「マーケ」と「広報」の分断構造をなくす仕組み作り
早川:マーケティングと広報の連携・役割分担では、組織の構造や人員配置だけではなく、予算作成やKPI設定をしっかりとしておかないと、分断構造が生まれてしまうと思います。そのあたりについて、お二方からアドバイスをいただけますでしょうか。
宮地:売上だけではなく、たとえばファン指数をどれだけ増やすかなどのKPI設定が大切ではないでしょうか。
大橋:私も同じで、目的や戦略、KPIをどちらかに寄せるのではなく、中長期的な視点で連携することが大切だと思います。

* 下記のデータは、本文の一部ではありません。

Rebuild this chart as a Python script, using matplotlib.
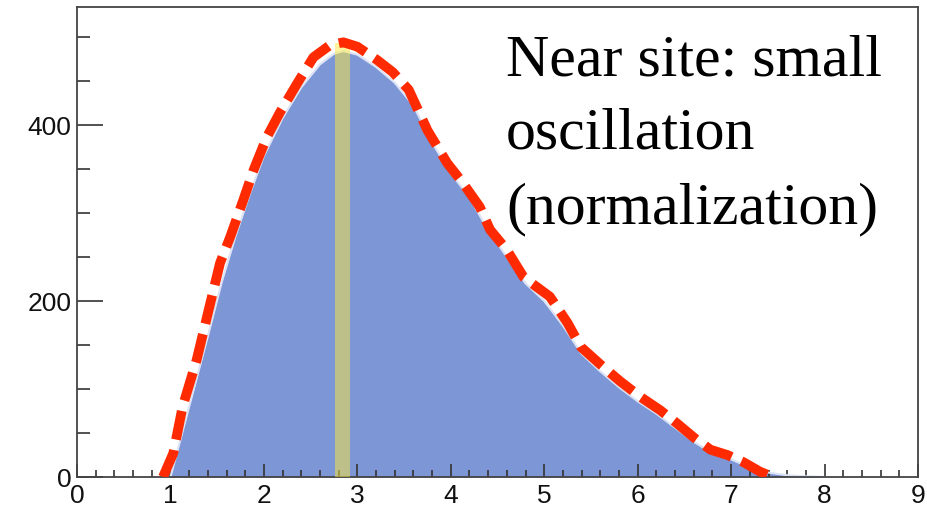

機能連携だけだと、予算などがネックになりがちですから、できれば組織を超えて目標を共有し、予算や人員などの経営資源を統合運用できるような仕組みを作るとフレキシビリティが上がると思います。
機能ごとに名前と役割を分ける時代は終わる
早川:最後に、マーケターと広報担当者のそれぞれが今後求められるスキルなどをお聞かせください。

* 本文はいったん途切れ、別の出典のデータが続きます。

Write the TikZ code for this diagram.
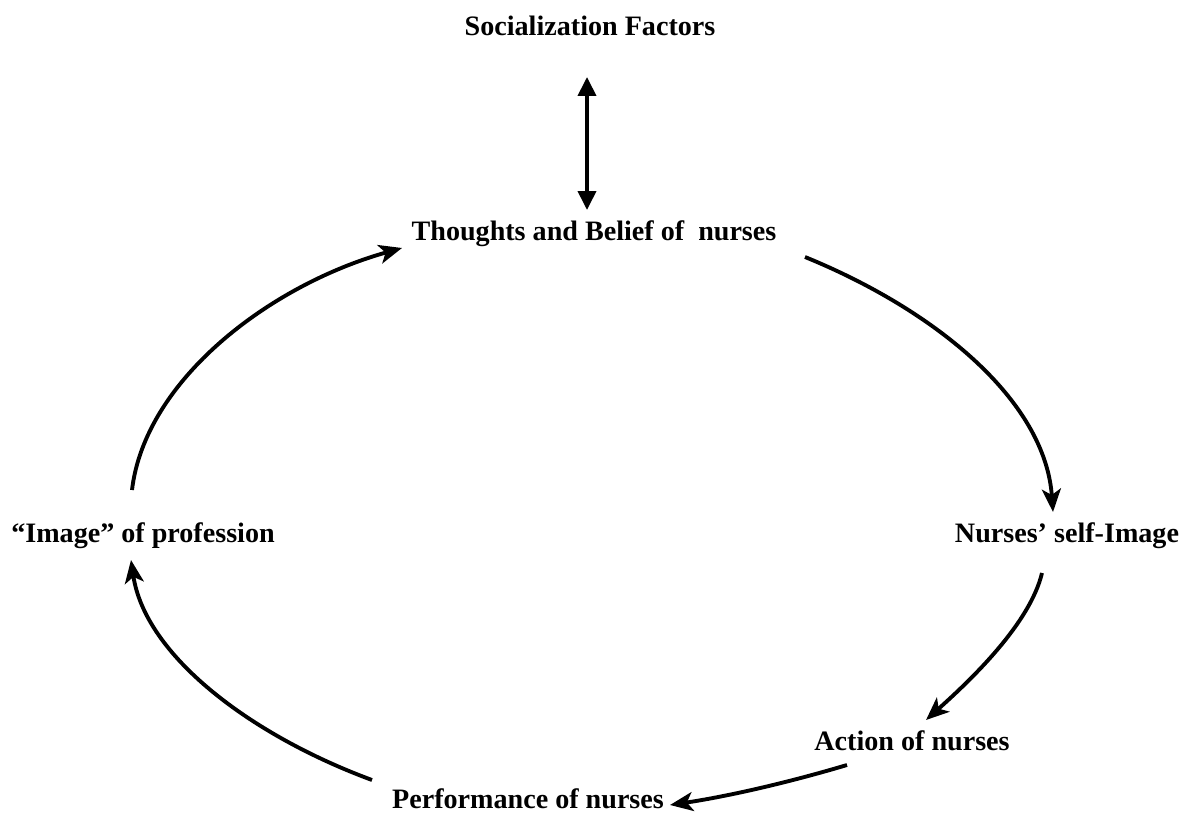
\documentclass[tikz,border=0pt]{standalone}
\usepackage{fontspec}
\setmainfont{Liberation Serif}
\usetikzlibrary{arrows.meta}
\tikzset{
	lab/.style={font=\fontsize{16}{19}\selectfont\bfseries,inner sep=0pt},
	flow/.style={line width=2.2pt,-{Stealth[length=4.6mm,width=3.8mm,inset=1.2mm]}},
	link/.style={line width=2.2pt,{Triangle[length=3.8mm,width=3.6mm]}-{Triangle[length=3.8mm,width=3.6mm]}}
}
\begin{document}
\begin{tikzpicture}[x=0.02cm,y=-0.02cm]
		\useasboundingbox(0,0) rectangle(1194,814);
		\node[lab](soc) at(590,26){Socialization Factors};
		\node[lab](tho) at(594,234){Thoughts and Belief of\ \ nurses};
		\node[lab](slf) at(1067,536){Nurses’ self-Image};
		\node[lab](act) at(912,741){Action of nurses};
		\node[lab](prf) at(528,799){Performance of nurses};
		\node[lab](img) at(143,536){“Image” of profession};
		\coordinate(s1) at(587,77);
		\coordinate(s2) at(587,210);
		\coordinate(a1) at(132,490);
		\coordinate(a2) at(402,248);
		\coordinate(b1) at(805,257);
		\coordinate(b2) at(1053,512);
		\coordinate(c1) at(1042,573);
		\coordinate(c2) at(926,720);
		\coordinate(d1) at(847,765);
		\coordinate(d2) at(670,805);
		\coordinate(e1) at(372,780);
		\coordinate(e2) at(131,560);
		\draw[link](s1)--(s2);
		\draw[flow](a1) .. controls(145,380) and (270,285) .. (a2);
		\draw[flow](b1) .. controls(935,310) and (1045,400) .. (b2);
		\draw[flow](c1) .. controls(1030,623) and (973,678) .. (c2);
		\draw[flow](d1) .. controls(790,782) and (730,796) .. (d2);
		\draw[flow](e1) .. controls(250,735) and (145,655) .. (e2);
		\end{tikzpicture}
\end{document}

宮地:それぞれの専門性はもちろん大事ですが、加えて戦略思考力や共感力を軸にした進化が求められると思っています。
マーケティングと広報は両輪だと思います。さらに、オウンドメディアとSNS等のシェアードメディアが加わることで、まさに四輪駆動になり、推進力が増します。そして、この四輪駆動のエンジンとなるのが「ブランドパーパス」で、企業がどこに向かっているのかということが大事になります。

さらに、そのエンジンを動かす原動力はというと、顧客からの共感や対話、社員の参加意識、社会貢献といったことです。だからこそ、マーケターや広報担当者は、生活者の価値観や悩み・願いにつながり、かつ考え方に賛同して商品を語りたくなるような企業ブランドをデザインする能力が必要だと思っています。
大橋:BtoBの広報とマーケティングでも、企業ブランドをしっかり構築して認知を広げることが大事です。
また、「マーケティング」や「広報」といった、機能ごとに名前をつけるのは、今後は陳腐になってくると思っています。マーケティングは、たとえば「ブランドクリエイター」や「ブランドデベロッパー」など、ブランド価値を高めていく役割に再定義していくことが必要です。
広報においては、メディア中心の発想ではなく、生活者や社会とコンタクトをして関係性を強化する役割と位置付けたほうが、変な対立もなくなり、より包括的な活動ができると思います。